Vaishnavi Sundar, who recently volunteered at The Banyan
“When I made up my mind to visit The Banyan this past Saturday I was excited and at the same time felt a pang of responsibility throbbing in my mind. It must not be a one-off frivolous act of sporadic kindness, I told myself. I wanted it to have some meaning, meaning so profound that only I could comprehend it.
With an amazing companion, a friend, a fantastic human – S, I travelled to The Banyan! We looked around a little bit but could not find the venue right away. Google maps then came to rescue – NOT; it guided us to the destination traversing myriad streets, almost circular in nature and indicated we have arrived. It was a cinematic moment, when we went past a few buildings and the voice said “your destination has arrived,” we only saw an empty land! Google has never failed to amaze me with its extraneous instructions. That’s when I got skittish and he my friend was reciprocating my restiveness.
Then we resorted to the hackneyed way, at least according to S, of asking around but there was hardly anyone in the vicinity. We went to a petty shop and asked the shopkeeper where “The Banyan” was. He looked clueless and so we said “it’s a home”. To my surprise, the taciturn shopkeeper asked us “Are you asking about the mental home?” He then guided us to the place which wasn’t actually very far from there!
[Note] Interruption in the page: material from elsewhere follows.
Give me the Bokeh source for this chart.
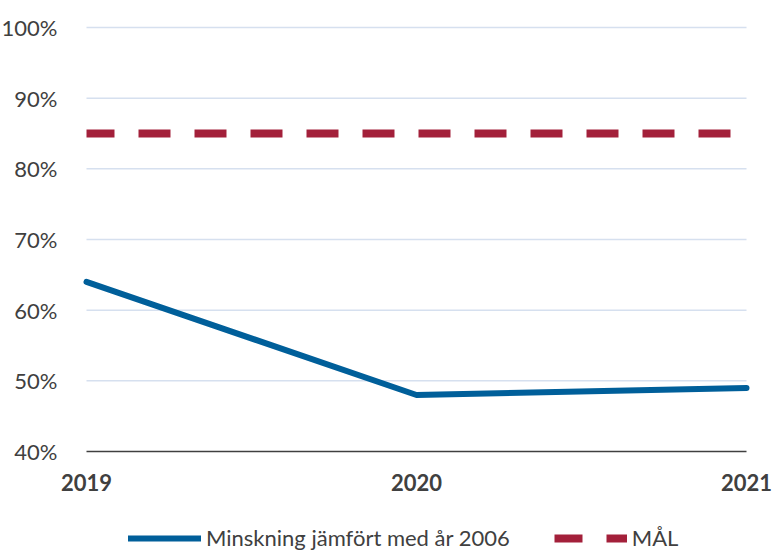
from bokeh.plotting import figure
from bokeh.models import Legend, LegendItem, FixedTicker, Range1d
from bokeh.embed import file_html
from bokeh.resources import INLINE

years = ["2019", "2020", "2021"]
minskning = [64, 48, 49]
mal = [85, 85, 85]
y_ticks = [40, 50, 60, 70, 80, 90, 100]
y_labels = ["40%", "50%", "60%", "70%", "80%", "90%", "100%"]
grid_vals = y_ticks[1:]

xs = list(range(len(years)))

# canvas geometry (pixels)
W, H = 773, 551
PLOT_L, PLOT_R = 86, 746      # where first / last category sit inside canvas
PLOT_T, PLOT_B = 27, 451      # where 100 % / 40 % sit inside canvas
px_per_x = (PLOT_R - PLOT_L) / (xs[-1] - xs[0])
px_per_y = (PLOT_B - PLOT_T) / (y_ticks[-1] - y_ticks[0])
x0 = xs[0] - PLOT_L / px_per_x
x1 = xs[-1] + (W - PLOT_R) / px_per_x
y0 = y_ticks[0] - (H - PLOT_B) / px_per_y
y1 = y_ticks[-1] + PLOT_T / px_per_y

p = figure(width=W, height=H, output_backend="svg", toolbar_location=None,
           x_range=Range1d(x0, x1), y_range=Range1d(y0, y1),
           min_border_left=0, min_border_right=0, min_border_top=0, min_border_bottom=0)
p.outline_line_color = None
p.background_fill_color = "white"
p.border_fill_color = "white"

FONT = "Lato"
TXT = "#404040"

# x axis, pinned at 40 %
p.xaxis.fixed_location = y_ticks[0]
p.xaxis.bounds = (xs[0], xs[-1])
p.xaxis.ticker = FixedTicker(ticks=xs)
p.xaxis.major_label_overrides = {i: y for i, y in zip(xs, years)}
p.xaxis.major_tick_line_color = None
p.xaxis.minor_tick_line_color = None
p.xaxis.axis_line_color = "#404040"
p.xaxis.axis_line_width = 1.5
p.xaxis.major_label_text_font = FONT
p.xaxis.major_label_text_font_size = "22px"
p.xaxis.major_label_text_font_style = "bold"
p.xaxis.major_label_text_color = TXT
p.xaxis.major_label_standoff = 16

# y axis, pinned at first category
p.yaxis.fixed_location = xs[0]
p.yaxis.ticker = FixedTicker(ticks=y_ticks)
p.yaxis.major_label_overrides = {t: l for t, l in zip(y_ticks, y_labels)}
p.yaxis.axis_line_color = None
p.yaxis.major_tick_line_color = None
p.yaxis.minor_tick_line_color = None
p.yaxis.major_label_text_font = FONT
p.yaxis.major_label_text_font_size = "22px"
p.yaxis.major_label_text_color = TXT
p.yaxis.major_label_standoff = 23

p.xgrid.grid_line_color = None
p.ygrid.grid_line_color = None
p.segment(x0=[xs[0]] * len(grid_vals), x1=[xs[-1]] * len(grid_vals),
          y0=grid_vals, y1=grid_vals, line_color="#d6e0ef", line_width=1.5)

r_mal = p.line(xs, mal, line_color="#a3203a", line_width=8,
               line_dash="32 24", line_dash_offset=4)
r_min = p.line(xs, minskning, line_color="#005f9a", line_width=6,
               line_cap="round", line_join="round")

legend = Legend(items=[LegendItem(label="Minskning jämfört med år 2006", renderers=[r_min]),
                       LegendItem(label="MÅL", renderers=[r_mal])],
                orientation="horizontal", location=(128, 0),
                padding=0, margin=0, spacing=44, glyph_width=73, glyph_height=20,
                label_standoff=5, label_height=20,
                label_text_font=FONT, label_text_font_size="22px", label_text_color=TXT,
                border_line_color=None, background_fill_alpha=0)
p.add_layout(legend, "center")

open("out.html", "w").write(file_html(p, INLINE))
When we reached, it was drizzling and the azure sky had turned grey and overcast! I instantly suddenly had a lump in my throat at the thought of what is was going to ensue.
The Banyan at Moggapair – Adaikalam
We were greeted by a friendly receptionist and were asked to wait at the reception so that she could try and give the volunteering coordinator a call. We were waiting and many residents were walking about, lying down and just sitting in the same room. There was an air of quiet resignation in the room.
Some of them were lost and aloof and some were voluble. I interacted with about 8 of them and each and everyone was quite pleased to have had a listener for themselves. I think it is these deeds, though they seem trivial, are the foundation of giving them a better life, a fulfilled life.
Of the lot, three refuse to get out of my mind. There was this petite, elderly resident who walked into the reception area clapping and singing some unfamiliar songs, possibly religious. She walked up to me and extended her hand that held a peeled orange, I only smiled at her and she carried on asking everyone else around me. She sat in front of me, still singing some songs. She asked me what my name was in Hindi and the only thought that immediately struck me was that she probably does not have company to have a friendly dialog in that language so I decided to jump at the opportunity. She told me about how Allah sings in her ears and she just mouths them, how her many siblings have settled in various parts of the country and so on. She seemed like a very compassionate person, offering people her oranges and making them sit next to her.
Then the extremely cheerful and vociferous friend arrived. She had a very pronounced folk accent. She was constantly telling me that I was beautiful and that I was the only who was more beautiful than herself in all of The Banyan. She was quite upfront in expressing her dislike towards my short hair and my ‘boyish’ appearance. She offered to take me to her house once she was okay, and promised to cook chicken as a treat. My hand was strongly holding hers and I was ecstatic when she offered to sing a whole Tamil song (Maya Machindra from the movie Indian) for us. I was moved, quivering mentally at how life can be quite unfortunate sometimes. She insisted that I should wear sarees and flowers and jewellery and what not! I readily agreed and we parted with my promise to visit again. She went away to enthuse more people!
While all this was happening, there was a face peering at me from outside the window. She constantly kept shifting positions to favour her view. I noticed her intent eyes quite clearly. I did not try to gesture to her as she was slightly afar and may not be able to see me. There were more people at the reception by then. Some hugging and holding me and asking about me, showering all the love that seemed suppressed. This lady then walked up close to me. I looked at her and smiled. She hid her face.. I extended my hand; she nodded gesturing a ‘NO’. I pointed the seat and gestured her to sit beside me – she nodded negative again. By then I had to attend a phone call and talk to the receptionist and I could not spot her again. After a while there she stood again, by the window with those intent eyes. I will remember to talk to her next time.
S and I then had some basic chores of colour coding the donated clothes and segregate them logically into wearable sets. After we were done we felt quite contented. We took off back home with an unsaid promise that we will be back here again soon.
They need more listeners, those lovely people. And they need friends. If you have the time and even if you have not, you should experience this to know what unconditional love really means. Give them your time as that’s all they need! And at the end of it, I promise that you will come out having gained a lot more than what you actually gave.”